- [EXERCISE OBJECTIVE]: Restate the whole of the material. Keep every word, and drop the pictures.
'''
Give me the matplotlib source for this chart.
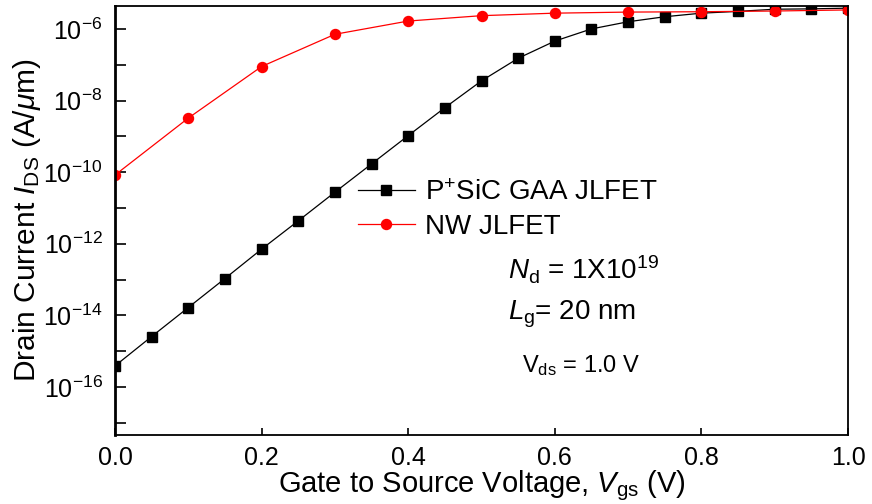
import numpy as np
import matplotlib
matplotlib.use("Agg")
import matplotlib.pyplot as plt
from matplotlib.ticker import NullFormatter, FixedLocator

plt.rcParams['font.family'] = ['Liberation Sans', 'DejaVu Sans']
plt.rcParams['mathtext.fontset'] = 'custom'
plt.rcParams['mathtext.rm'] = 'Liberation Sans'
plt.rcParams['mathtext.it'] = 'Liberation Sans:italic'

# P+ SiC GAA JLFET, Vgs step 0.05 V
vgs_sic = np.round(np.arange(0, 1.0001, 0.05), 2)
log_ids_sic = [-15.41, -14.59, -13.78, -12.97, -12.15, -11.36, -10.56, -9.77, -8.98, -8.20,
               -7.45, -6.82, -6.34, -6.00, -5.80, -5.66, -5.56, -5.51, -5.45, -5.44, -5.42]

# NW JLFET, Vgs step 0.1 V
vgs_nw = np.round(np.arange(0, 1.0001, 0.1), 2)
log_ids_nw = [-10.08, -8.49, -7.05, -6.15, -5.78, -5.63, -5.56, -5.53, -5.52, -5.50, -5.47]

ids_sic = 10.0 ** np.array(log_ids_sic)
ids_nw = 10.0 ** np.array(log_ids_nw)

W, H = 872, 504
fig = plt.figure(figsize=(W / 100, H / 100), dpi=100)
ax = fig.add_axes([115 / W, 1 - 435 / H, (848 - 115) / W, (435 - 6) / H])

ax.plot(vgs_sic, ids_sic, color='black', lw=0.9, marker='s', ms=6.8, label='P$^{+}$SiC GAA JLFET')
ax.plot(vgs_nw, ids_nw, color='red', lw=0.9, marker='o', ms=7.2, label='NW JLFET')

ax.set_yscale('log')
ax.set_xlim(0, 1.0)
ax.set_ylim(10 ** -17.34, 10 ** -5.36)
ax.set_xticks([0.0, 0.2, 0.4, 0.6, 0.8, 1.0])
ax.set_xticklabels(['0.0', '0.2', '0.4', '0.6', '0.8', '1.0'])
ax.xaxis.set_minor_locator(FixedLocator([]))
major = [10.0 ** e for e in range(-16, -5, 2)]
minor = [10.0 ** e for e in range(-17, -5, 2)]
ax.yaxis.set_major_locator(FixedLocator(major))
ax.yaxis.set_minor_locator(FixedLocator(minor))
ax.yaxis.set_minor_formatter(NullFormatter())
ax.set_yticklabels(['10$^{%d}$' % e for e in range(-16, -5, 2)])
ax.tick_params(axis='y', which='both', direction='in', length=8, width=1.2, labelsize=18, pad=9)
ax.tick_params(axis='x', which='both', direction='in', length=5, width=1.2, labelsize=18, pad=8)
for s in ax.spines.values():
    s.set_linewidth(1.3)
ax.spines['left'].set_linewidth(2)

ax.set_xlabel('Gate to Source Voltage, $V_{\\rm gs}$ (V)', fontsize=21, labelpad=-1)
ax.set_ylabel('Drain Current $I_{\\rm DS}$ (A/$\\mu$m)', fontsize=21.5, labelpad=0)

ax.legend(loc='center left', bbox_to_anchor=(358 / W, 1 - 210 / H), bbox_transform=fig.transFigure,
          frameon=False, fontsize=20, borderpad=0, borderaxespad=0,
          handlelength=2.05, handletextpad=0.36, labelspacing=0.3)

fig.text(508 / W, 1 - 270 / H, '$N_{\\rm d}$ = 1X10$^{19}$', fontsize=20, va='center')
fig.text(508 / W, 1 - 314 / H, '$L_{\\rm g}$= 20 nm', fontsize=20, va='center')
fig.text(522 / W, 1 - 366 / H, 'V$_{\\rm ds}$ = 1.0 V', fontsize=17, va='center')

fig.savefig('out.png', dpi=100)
'''
- [ANSWER FOR THE TASK]:
Give me the matplotlib source for this chart.
import numpy as np
import matplotlib
matplotlib.use("Agg")
import matplotlib.pyplot as plt
from matplotlib.ticker import NullFormatter, FixedLocator

plt.rcParams['font.family'] = ['Liberation Sans', 'DejaVu Sans']
plt.rcParams['mathtext.fontset'] = 'custom'
plt.rcParams['mathtext.rm'] = 'Liberation Sans'
plt.rcParams['mathtext.it'] = 'Liberation Sans:italic'

# P+ SiC GAA JLFET, Vgs step 0.05 V
vgs_sic = np.round(np.arange(0, 1.0001, 0.05), 2)
log_ids_sic = [-15.41, -14.59, -13.78, -12.97, -12.15, -11.36, -10.56, -9.77, -8.98, -8.20,
               -7.45, -6.82, -6.34, -6.00, -5.80, -5.66, -5.56, -5.51, -5.45, -5.44, -5.42]

# NW JLFET, Vgs step 0.1 V
vgs_nw = np.round(np.arange(0, 1.0001, 0.1), 2)
log_ids_nw = [-10.08, -8.49, -7.05, -6.15, -5.78, -5.63, -5.56, -5.53, -5.52, -5.50, -5.47]

ids_sic = 10.0 ** np.array(log_ids_sic)
ids_nw = 10.0 ** np.array(log_ids_nw)

W, H = 872, 504
fig = plt.figure(figsize=(W / 100, H / 100), dpi=100)
ax = fig.add_axes([115 / W, 1 - 435 / H, (848 - 115) / W, (435 - 6) / H])

ax.plot(vgs_sic, ids_sic, color='black', lw=0.9, marker='s', ms=6.8, label='P$^{+}$SiC GAA JLFET')
ax.plot(vgs_nw, ids_nw, color='red', lw=0.9, marker='o', ms=7.2, label='NW JLFET')

ax.set_yscale('log')
ax.set_xlim(0, 1.0)
ax.set_ylim(10 ** -17.34, 10 ** -5.36)
ax.set_xticks([0.0, 0.2, 0.4, 0.6, 0.8, 1.0])
ax.set_xticklabels(['0.0', '0.2', '0.4', '0.6', '0.8', '1.0'])
ax.xaxis.set_minor_locator(FixedLocator([]))
major = [10.0 ** e for e in range(-16, -5, 2)]
minor = [10.0 ** e for e in range(-17, -5, 2)]
ax.yaxis.set_major_locator(FixedLocator(major))
ax.yaxis.set_minor_locator(FixedLocator(minor))
ax.yaxis.set_minor_formatter(NullFormatter())
ax.set_yticklabels(['10$^{%d}$' % e for e in range(-16, -5, 2)])
ax.tick_params(axis='y', which='both', direction='in', length=8, width=1.2, labelsize=18, pad=9)
ax.tick_params(axis='x', which='both', direction='in', length=5, width=1.2, labelsize=18, pad=8)
for s in ax.spines.values():
    s.set_linewidth(1.3)
ax.spines['left'].set_linewidth(2)

ax.set_xlabel('Gate to Source Voltage, $V_{\\rm gs}$ (V)', fontsize=21, labelpad=-1)
ax.set_ylabel('Drain Current $I_{\\rm DS}$ (A/$\\mu$m)', fontsize=21.5, labelpad=0)

ax.legend(loc='center left', bbox_to_anchor=(358 / W, 1 - 210 / H), bbox_transform=fig.transFigure,
          frameon=False, fontsize=20, borderpad=0, borderaxespad=0,
          handlelength=2.05, handletextpad=0.36, labelspacing=0.3)

fig.text(508 / W, 1 - 270 / H, '$N_{\\rm d}$ = 1X10$^{19}$', fontsize=20, va='center')
fig.text(508 / W, 1 - 314 / H, '$L_{\\rm g}$= 20 nm', fontsize=20, va='center')
fig.text(522 / W, 1 - 366 / H, 'V$_{\\rm ds}$ = 1.0 V', fontsize=17, va='center')

fig.savefig('out.png', dpi=100)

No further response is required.